Mafatlal Industries Ltd: 174% Sales Growth Qtr & PPE Kits for Schools – From Uniforms to Unicorn Dreams
1. At a Glance
Mafatlal is that old relative at weddings who suddenly starts wearing sneakers and talking about “digital transformation.” Once a pure textile legend, today it’s in uniforms, PPE kits, toys, utensils, e-commerce, and even digital classrooms. Revenues jumped 174% YoY in the latest quarter, PAT up 50%, margins still anaemic at 2–3%. Stock trades at a modest P/E of 9.1× — like the market doesn’t quite buy the “digital infra + hygiene brand + textile veteran” pitch yet.
2. Introduction
Founded 120 years ago by Mafatlal Gagalbhai, this company has lived through British Raj, License Raj, Liberalisation, and now Modi’s “Make in India.” For decades, it stuck to what it knew best: textiles and fabrics — from school uniforms to corporate workwear.
But in the last few years, the company’s management got restless. Maybe uniforms were too boring, maybe margins too tight.
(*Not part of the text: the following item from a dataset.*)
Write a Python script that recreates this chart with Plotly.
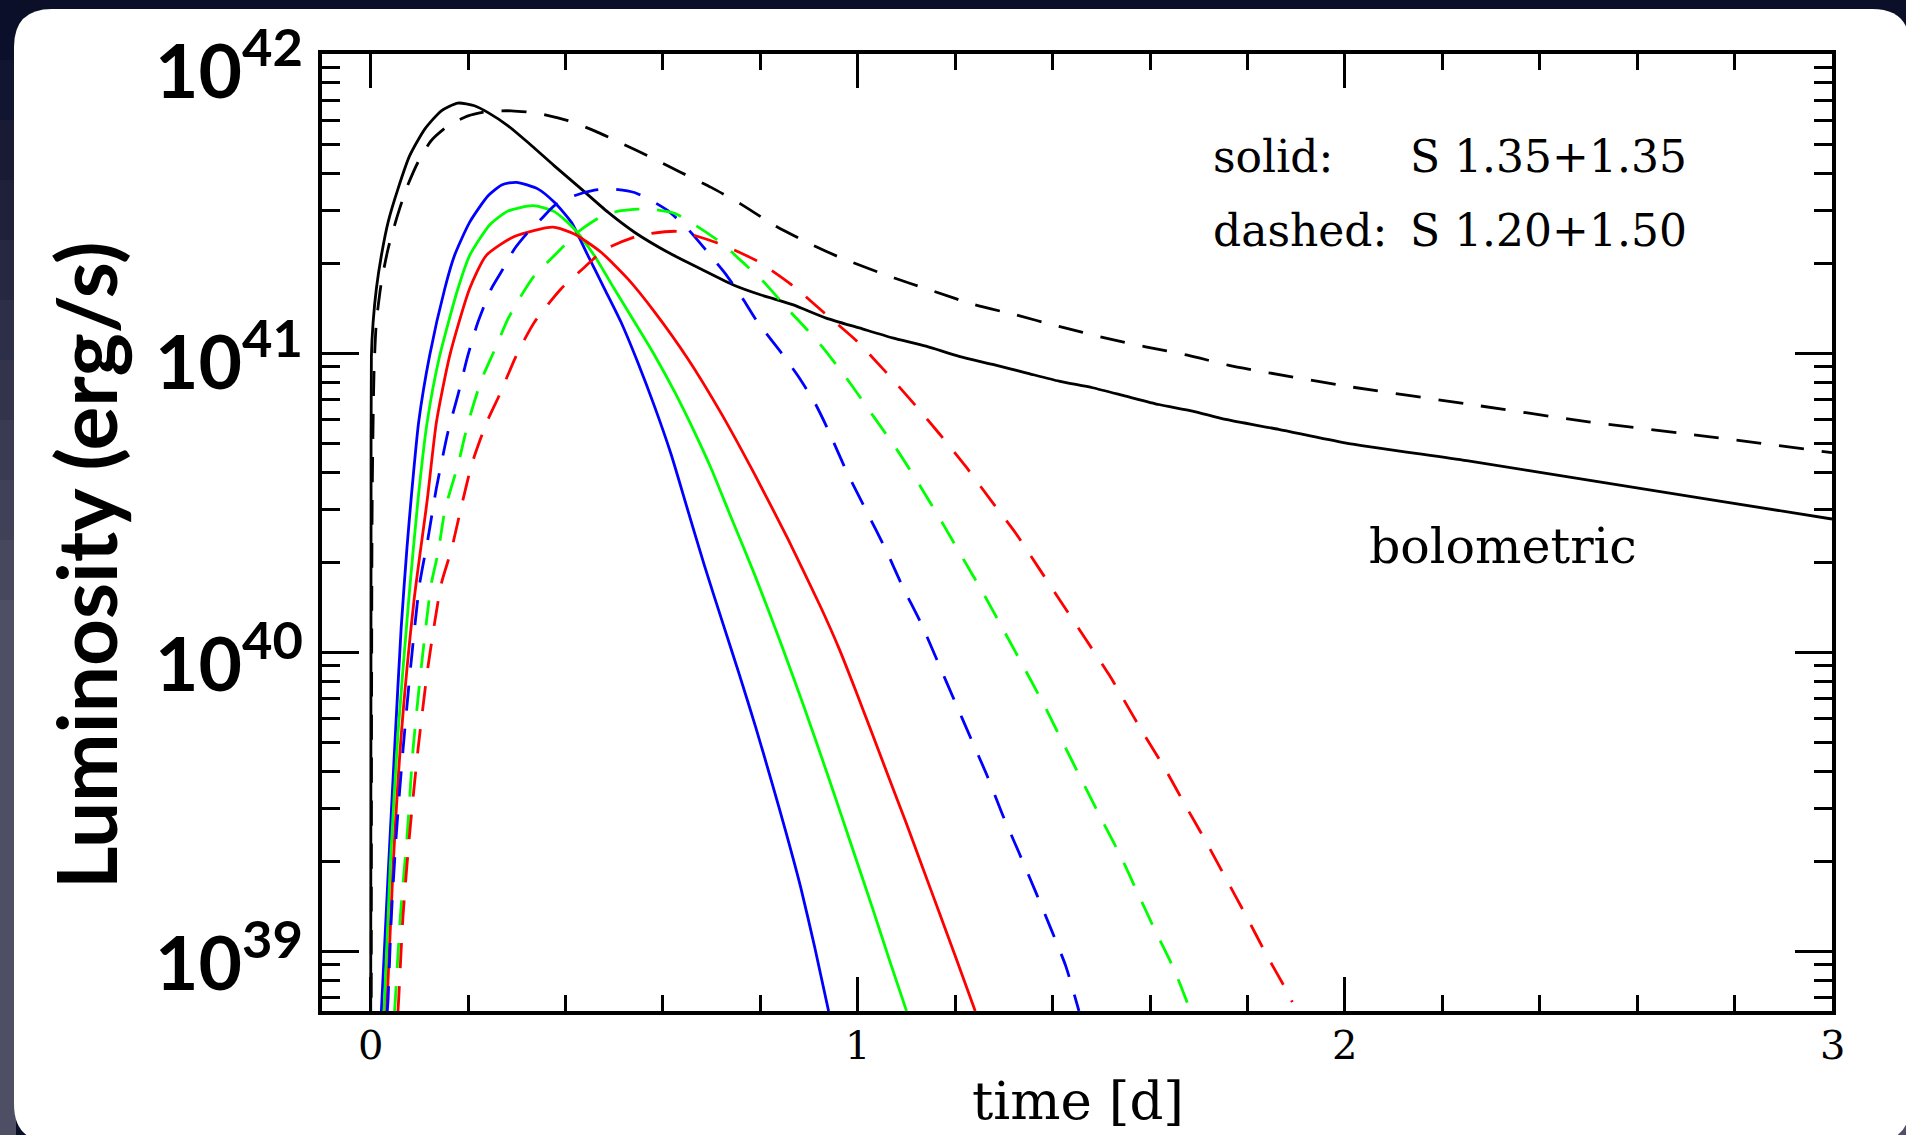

Suddenly, Mafatlal is everywhere:
Selling PPE kits and diapers under brands like UNICHOICE and Mafatlal Healthcare.
Building “digital classrooms” for government schools via subsidiary Pieflowtech.
Launching toys, utensils, and kits through welfare schemes.
In short, Mafatlal is no longer just a textile company — it’s an asset-light aggregator that outsources 95% manufacturing, brands the product, and distributes via 1,000+ dealers and online platforms like Amazon.
But here’s the irony: 50% of revenues still come from government orders. So yes, Mafatlal’s biggest shareholder isn’t promoters — it’s Babus in Delhi and State secretariats.
3. Business Model (WTF Do They Even Do?)
Three main business streams:
Textiles (75% of H1FY25 revenue)
Fabrics & garments for men/women.
Uniforms for schools & corporates.
Technical textiles: diapers, sanitary napkins, non-woven medical fabric.
Consumer Durables (19%)
Toys, utensils, furniture, kits. Mostly via govt. welfare schemes.
Digital Infrastructure (6%)
Classroom tech, education hardware/software.
Subsidiary Pieflowtech (60% stake) handles ERP & digital apps.
Basically, this is a Textiles + FMCG wannabe + EduTech aggregator.
Question for you: Is this smart diversification or just “Diwali gift hamper strategy” (throw in everything — hope something clicks)?